Whom the Cap Fits

The budget and the environment: A mighty dust-up awaits the president's plan for cap-and-trade.

America’s hard-nosed politicians are not always moved by lofty rhetoric, but talk about money normally gets them going. That, at any rate, must be what Barack Obama is assuming, judging by the approach to climate change outlined in his ten-year budget plan.

Throughout his campaign for the presidency and again in his inaugural address, Mr. Obama said that it would be necessary to limit America’s emissions of greenhouse gases. In his first address to Congress, he was even more specific. “Send me legislation that places a market-based cap on carbon pollution,” he pleaded. Under such a law, the federal government would set an overall limit on emissions each year, and then auction tradable permits to pollute up to that level. Firms responsible for emissions, including utilities and oil producers, would either have to cut them or compete to buy a steadily shrinking number of permits.
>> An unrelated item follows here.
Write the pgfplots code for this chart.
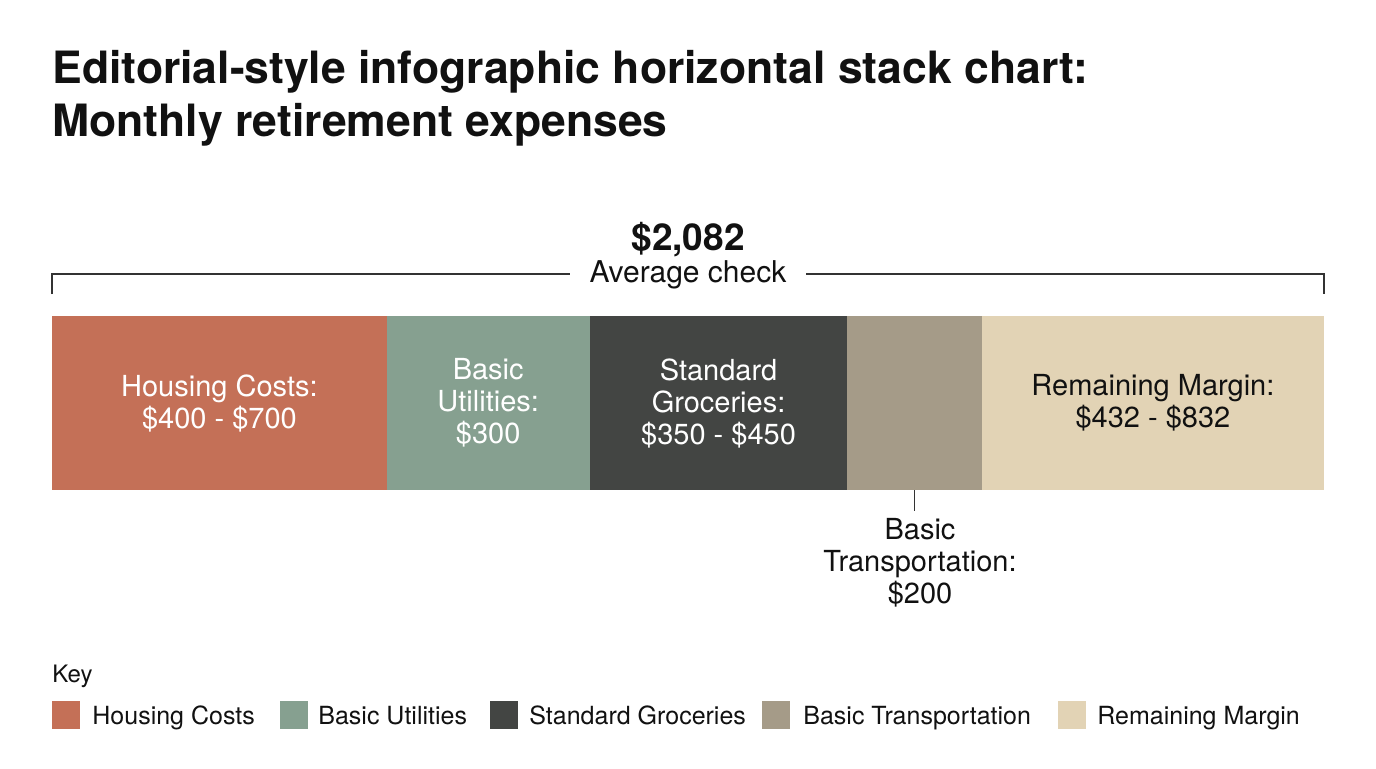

Many members of Congress, however, fear this sort of cap-and-trade scheme might dramatically increase the price of energy, and so compound the current recession. Others are turned off by the prospect of the government raking in huge dollops of cash from auctioning emissions permits, which they worry will not be well spent. John Boehner, the leader of the Republicans in the House of Representatives, complains that cap-and-trade “will increase taxes on all Americans who drive a car, who have a job, who turn on a light switch, pure and simple.” Some of the idea’s opponents have dubbed it a “tax on everything”.

In his budget plan, Mr. Obama has tried to turn these arguments round. He does call for a cap-and-trade scheme that would reduce America’s emissions by 14 percent from the level of 2005 by 2020 and by 83% by 2050. And he does assume the federal government will be taking in lots of money from permit auctions: roughly $80 billion a year from 2012, for a total of $646 billion by 2019. But he also suggests that most of these revenues should be handed straight back to America’s poorer workers, in the form of tax breaks. He also promises help for the hardest-hit industries.

Mr. Obama also proposes to eliminate various tax breaks for oil firms, a step that his budget plan calculates would raise about $30 billion over the next decade. That is logical: there is no point in calling for cleaner energy while subsidising the dirty kind. It also serves a political purpose. Mr Obama can now label opponents of his plans as corporate lackeys, not to mention enemies of the working man.

The only big new spending scheme would be for research into cleaner forms of energy, which would receive $15 billion a year. But here and there throughout the budget Mr. Obama suggests spending a little bit more on various programmes related to climate change, from NASA’s monitoring of greenhouse gases to the Department of the Interior’s efforts to protect vulnerable wildlife.

Simply including all these measures in the proposed budget is no guarantee that Congress will approve them. Mr. Obama still faces an almighty dust-up over cap-and-trade, in particular. But by including it in his budget plans, he sends a more tangible signal of his determination to take on global warming than he could with a score of uplifting speeches.